--- PROVIDED MATERIAL ---

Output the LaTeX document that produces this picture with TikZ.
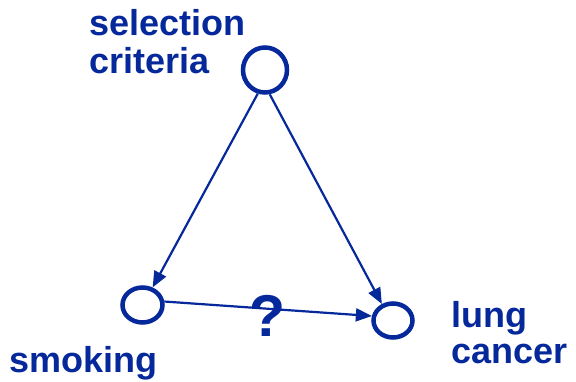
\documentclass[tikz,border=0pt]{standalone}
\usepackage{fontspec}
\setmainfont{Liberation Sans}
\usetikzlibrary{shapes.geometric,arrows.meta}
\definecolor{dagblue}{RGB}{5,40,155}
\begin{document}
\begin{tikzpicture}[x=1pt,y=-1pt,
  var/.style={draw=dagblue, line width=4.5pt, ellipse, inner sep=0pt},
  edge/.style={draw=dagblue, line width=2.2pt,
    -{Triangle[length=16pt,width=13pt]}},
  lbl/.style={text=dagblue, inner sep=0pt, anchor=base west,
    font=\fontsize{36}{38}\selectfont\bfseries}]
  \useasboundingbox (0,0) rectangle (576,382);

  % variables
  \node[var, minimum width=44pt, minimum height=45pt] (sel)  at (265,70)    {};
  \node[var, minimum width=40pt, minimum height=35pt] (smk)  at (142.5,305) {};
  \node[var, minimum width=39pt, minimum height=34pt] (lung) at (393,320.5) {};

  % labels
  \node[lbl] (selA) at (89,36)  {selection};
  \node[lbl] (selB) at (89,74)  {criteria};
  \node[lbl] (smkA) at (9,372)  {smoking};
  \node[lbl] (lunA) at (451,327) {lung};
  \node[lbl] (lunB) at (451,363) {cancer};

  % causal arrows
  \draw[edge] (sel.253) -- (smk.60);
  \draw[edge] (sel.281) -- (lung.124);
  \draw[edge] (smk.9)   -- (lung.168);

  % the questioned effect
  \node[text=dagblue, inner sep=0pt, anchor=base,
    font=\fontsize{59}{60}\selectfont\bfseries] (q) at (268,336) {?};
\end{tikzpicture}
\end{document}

--- EXERCISE ---
Without the pictures, repeat the listing above exactly.

--- TASK OUTPUT ---
Output the LaTeX document that produces this picture with TikZ.
\documentclass[tikz,border=0pt]{standalone}
\usepackage{fontspec}
\setmainfont{Liberation Sans}
\usetikzlibrary{shapes.geometric,arrows.meta}
\definecolor{dagblue}{RGB}{5,40,155}
\begin{document}
\begin{tikzpicture}[x=1pt,y=-1pt,
  var/.style={draw=dagblue, line width=4.5pt, ellipse, inner sep=0pt},
  edge/.style={draw=dagblue, line width=2.2pt,
    -{Triangle[length=16pt,width=13pt]}},
  lbl/.style={text=dagblue, inner sep=0pt, anchor=base west,
    font=\fontsize{36}{38}\selectfont\bfseries}]
  \useasboundingbox (0,0) rectangle (576,382);

  % variables
  \node[var, minimum width=44pt, minimum height=45pt] (sel)  at (265,70)    {};
  \node[var, minimum width=40pt, minimum height=35pt] (smk)  at (142.5,305) {};
  \node[var, minimum width=39pt, minimum height=34pt] (lung) at (393,320.5) {};

  % labels
  \node[lbl] (selA) at (89,36)  {selection};
  \node[lbl] (selB) at (89,74)  {criteria};
  \node[lbl] (smkA) at (9,372)  {smoking};
  \node[lbl] (lunA) at (451,327) {lung};
  \node[lbl] (lunB) at (451,363) {cancer};

  % causal arrows
  \draw[edge] (sel.253) -- (smk.60);
  \draw[edge] (sel.281) -- (lung.124);
  \draw[edge] (smk.9)   -- (lung.168);

  % the questioned effect
  \node[text=dagblue, inner sep=0pt, anchor=base,
    font=\fontsize{59}{60}\selectfont\bfseries] (q) at (268,336) {?};
\end{tikzpicture}
\end{document}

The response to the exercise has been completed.